After the film Cabot decided to return to her singing and stage career, which proved rather lackadaisical. She was twice married and twice divorced and even had a well publicized relationship with King Hussein of Jordan. In 1964 the 5’ 2” Cabot gave birth to a son Timothy who suffered from dwarfism.

On December 10th 1986 at the age of 59 Susan Cabot was murdered, bashed to death while she slept with a dumbbell weight bar. When police entered the residence they found the home in a state of absolute squalor and disarray. Ms. Cabot was found in the bedroom, lying on her stomach in bed and wearing a purple v-neck nightgown.
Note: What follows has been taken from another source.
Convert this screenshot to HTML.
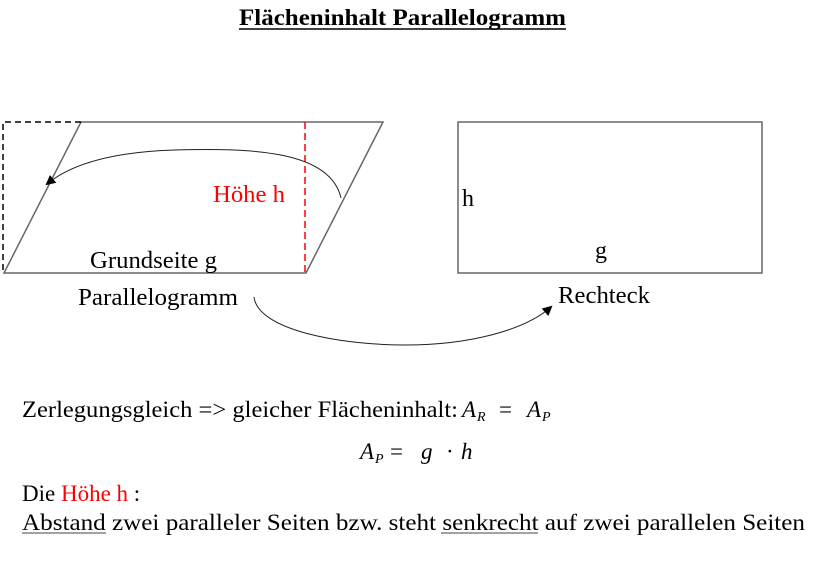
<!DOCTYPE html>
<html><head><meta charset="utf-8"><style>
html,body{margin:0;padding:0;background:#fff;}
svg{display:block;font-family:"Liberation Serif",serif;}
</style></head><body>
<svg width="814" height="562" viewBox="0 0 814 562" xmlns="http://www.w3.org/2000/svg">
<defs>
<marker id="ar" markerWidth="10" markerHeight="10" refX="8" refY="5" orient="auto" markerUnits="userSpaceOnUse">
<path d="M0,0 L10,5 L0,10 z" fill="#000"/>
</marker>
</defs>
<text x="239" y="25" font-size="23" font-weight="bold" textLength="327" lengthAdjust="spacingAndGlyphs">Flächeninhalt Parallelogramm</text>
<line x1="239" y1="29" x2="566" y2="29" stroke="#000" stroke-width="1.5"/>

<polygon points="4,273 81,122 383,122 306,273" fill="none" stroke="#666" stroke-width="1.5"/>
<polyline points="81,122 3,122 3,273" fill="none" stroke="#000" stroke-width="1.5" stroke-dasharray="6,4"/>
<line x1="305" y1="122" x2="305" y2="273" stroke="#f00" stroke-width="1.5" stroke-dasharray="7,4"/>
<path d="M341,198 C330,150 250,148 175,150 C110,152 70,165 47,184" fill="none" stroke="#222" stroke-width="1" marker-end="url(#ar)"/>
<text x="213" y="202" font-size="24" fill="#f00" textLength="72" lengthAdjust="spacingAndGlyphs">Höhe h</text>
<text x="90" y="268" font-size="24" textLength="127" lengthAdjust="spacingAndGlyphs">Grundseite g</text>
<text x="78" y="305" font-size="24" textLength="160" lengthAdjust="spacingAndGlyphs">Parallelogramm</text>

<rect x="458" y="122" width="304" height="151" fill="none" stroke="#666" stroke-width="1.5"/>
<text x="462" y="206" font-size="24">h</text>
<text x="595" y="258" font-size="24">g</text>
<text x="558" y="303" font-size="24" textLength="92" lengthAdjust="spacingAndGlyphs">Rechteck</text>
<path d="M254,297 C258,330 340,345 405,345 C470,345 525,330 551,307" fill="none" stroke="#222" stroke-width="1" marker-end="url(#ar)"/>

<text x="22" y="417" font-size="23" textLength="436" lengthAdjust="spacingAndGlyphs">Zerlegungsgleich =&gt; gleicher Flächeninhalt:</text>
<text x="462" y="417" font-size="23" font-style="italic">A</text>
<text x="477" y="421" font-size="14" font-style="italic">R</text>
<text x="499" y="417" font-size="23">=</text>
<text x="527" y="417" font-size="23" font-style="italic">A</text>
<text x="542" y="421" font-size="14" font-style="italic">P</text>

<text x="360" y="459" font-size="23" font-style="italic">A</text>
<text x="375" y="463" font-size="14" font-style="italic">P</text>
<text x="390" y="459" font-size="23">=</text>
<text x="421" y="459" font-size="23" font-style="italic">g</text>
<text x="446" y="459" font-size="23">·</text>
<text x="461" y="459" font-size="23" font-style="italic">h</text>

<text x="22" y="501" font-size="23">Die <tspan fill="#f00">Höhe h</tspan> :</text>
<text x="22" y="530" font-size="23" textLength="783" lengthAdjust="spacingAndGlyphs">Abstand zwei paralleler Seiten bzw. steht senkrecht auf zwei parallelen Seiten</text>
<line x1="22" y1="533" x2="106" y2="533" stroke="#444" stroke-width="1"/>
<line x1="441" y1="533" x2="538" y2="533" stroke="#444" stroke-width="1"/>
</svg>
</body></html>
Her skull had been completely crushed. Police noted blood splattered on the mirrored walls and (ahem!) ceiling of the bedroom. Initially son Timothy contested that a “Latino intruder dressed as a Ninja warrior” had broken into their Encino home and attacked his mother. Police were somewhat skeptical about the intruder tale for several reasons – Latino ninja aside, there were FOUR attack Akitas in the house as well – a very good deterrent against most intruders, even ninjas.

A short time later Timothy confessed to police the he had in fact committed the murder, citing years of mental and physical abuse. He revealed the weight bar as the murder weapon. He’d hidden it in a box of laundry detergent. According to neighbors the mother and son were inseparable, though Timothy resented his overprotective mother for several reasons; not the least of which was she supposedly had been taking the experimental growth hormone prescribed for him due to his dwarfism. The drug had greatly affected her mental state…and the son had been taking it for 15 years! Following a very messy trial, Timothy received a three year suspended sentence and was placed on probation.

Susan Cabot was interred at Hillside Memorial Park in Culver City. She is in the Sunland Gardens section, Wall Crypt C, space #242.